No excessive wear was found on the inadequately lubricated jackscrew discovered Wednesday, nor on the jackscrew the three mechanics reported as lacking grease on Jan. 10.
Alaska disputed the January incident, saying it had no evidence to support the mechanics’ claims.
The last prior inspection of both jackscrews had been scheduled to occur during major maintenance checks at a contract repair station used by Alaska in Oklahoma City. Alaska is legally responsible for the work that occurs there.
After The Times disclosed the January incident, the Federal Aviation Administration (FAA) opened an investigation into Alaska’s procedures for maintaining its jackscrews and the work done at the Oklahoma City facility.
The FAA is also examining another jackscrew incident three weeks ago in which a mechanic raised questions about adequate lubrication.

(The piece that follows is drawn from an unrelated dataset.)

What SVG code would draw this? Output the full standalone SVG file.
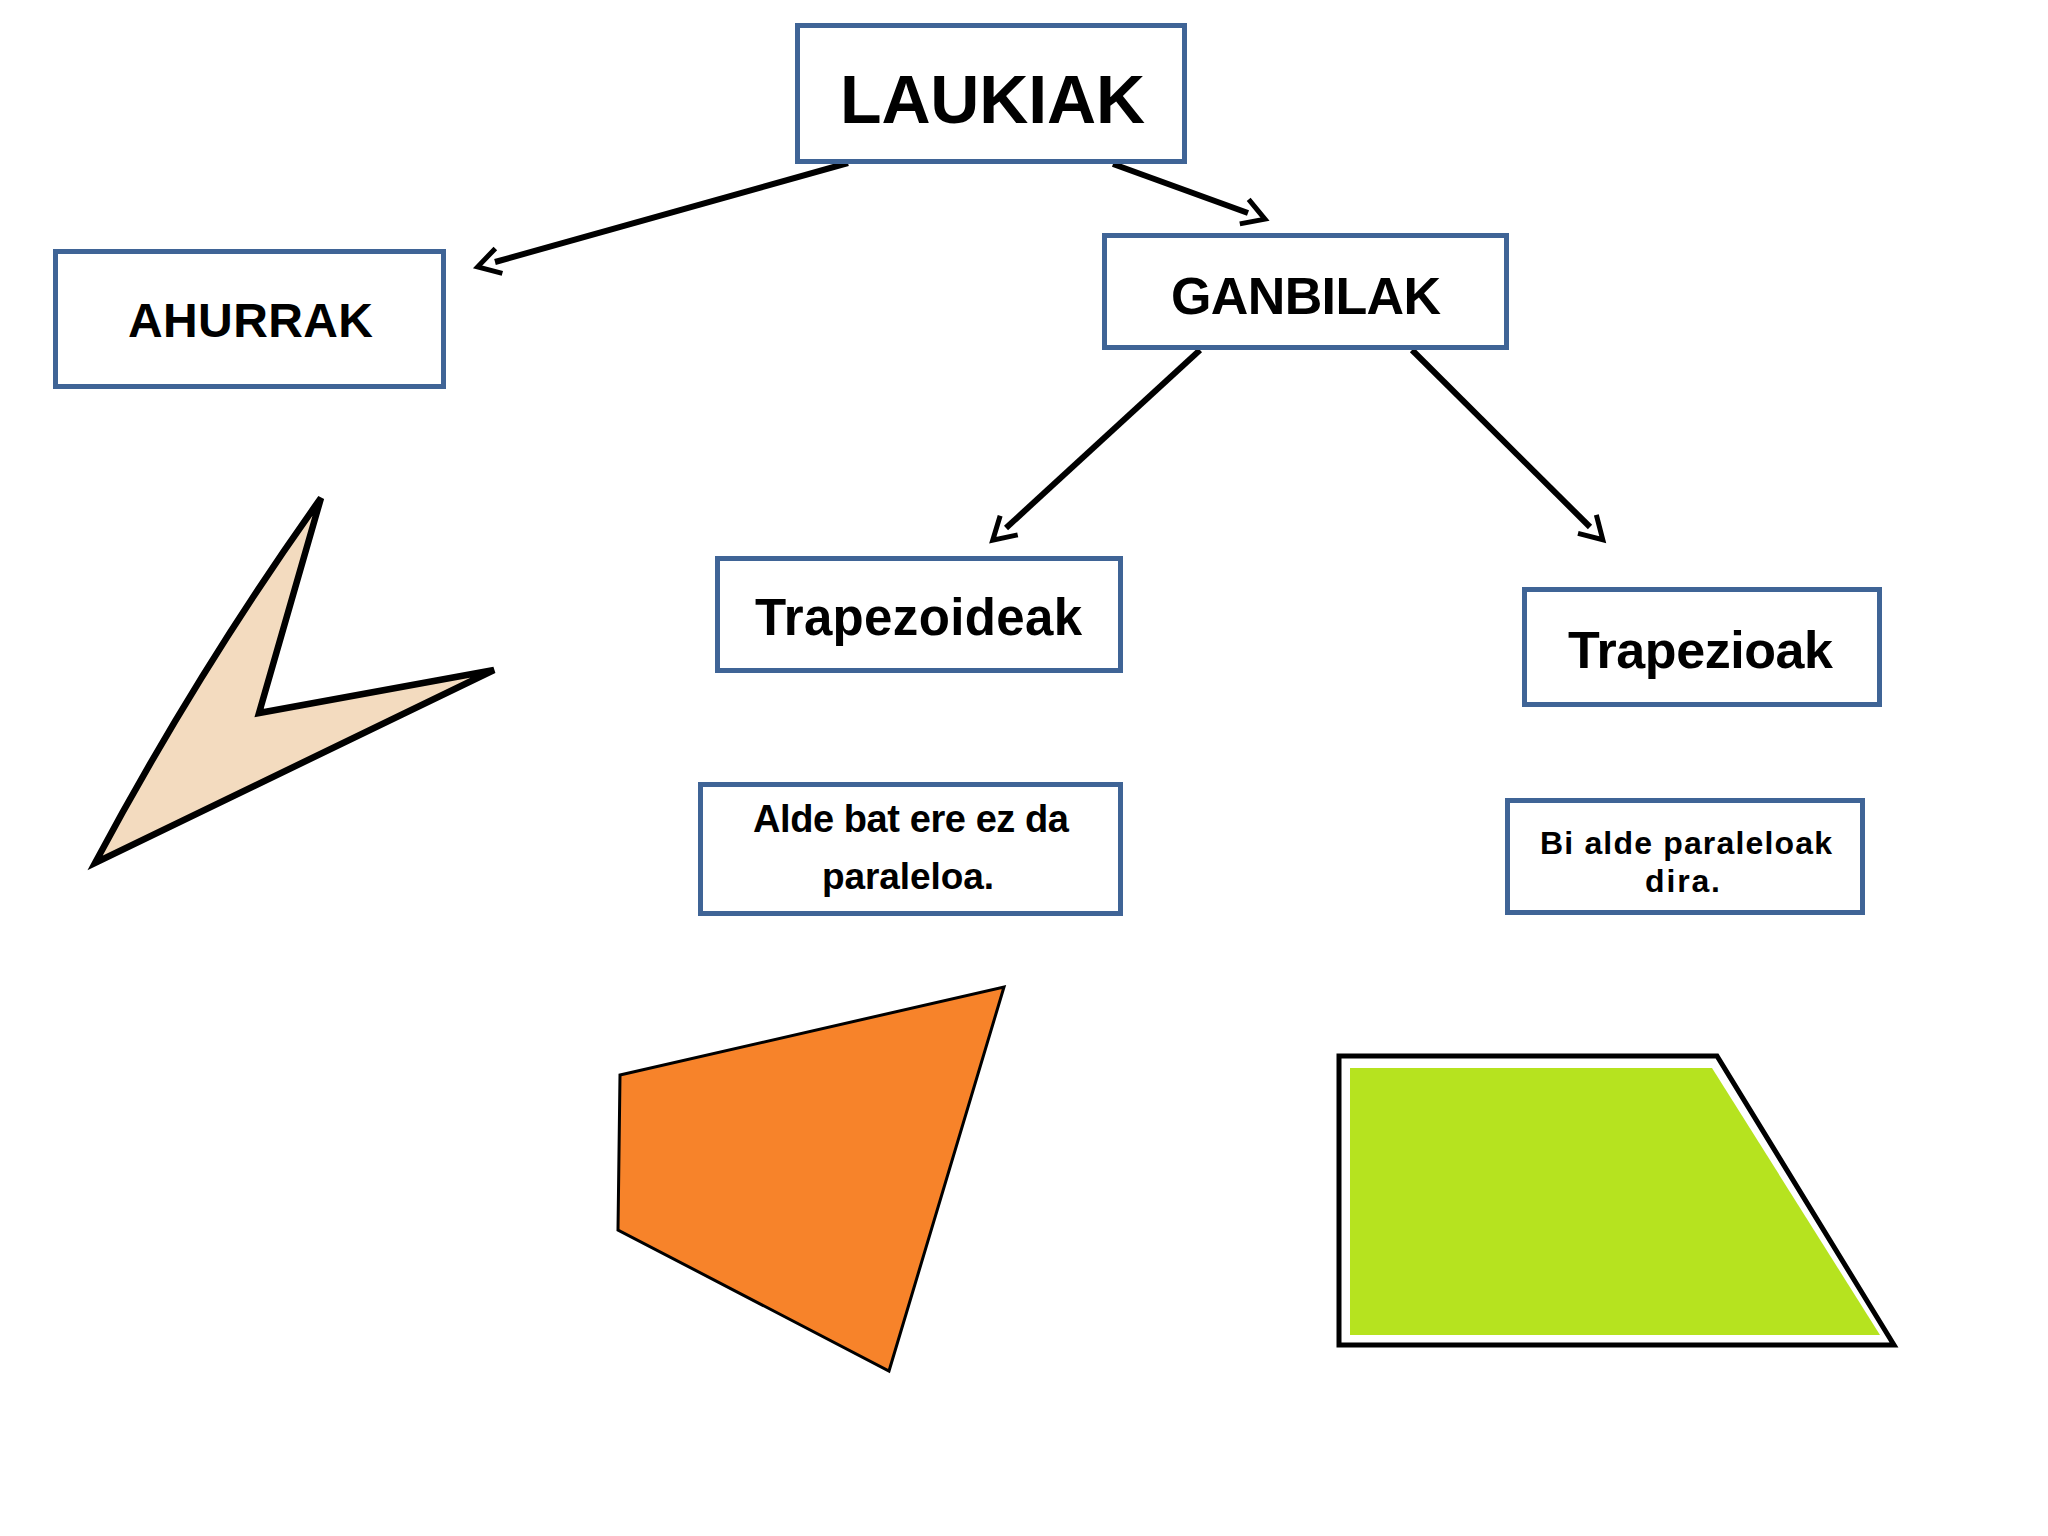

Alaska said it is working with Boeing, which merged in 1997 with McDonnell Douglas, the maker of MD-80s, and Smiths Aerospace, the jackscrew’s manufacturer, to review the findings on the inadequately lubricated jackscrew found Wednesday.
That jackscrew was removed from the aircraft.
“Our overriding concern is for the ongoing safety of our passengers and our employees,” Fred Mohr, Alaska’s vice president of maintenance and engineering, said on the company’s Web site posting.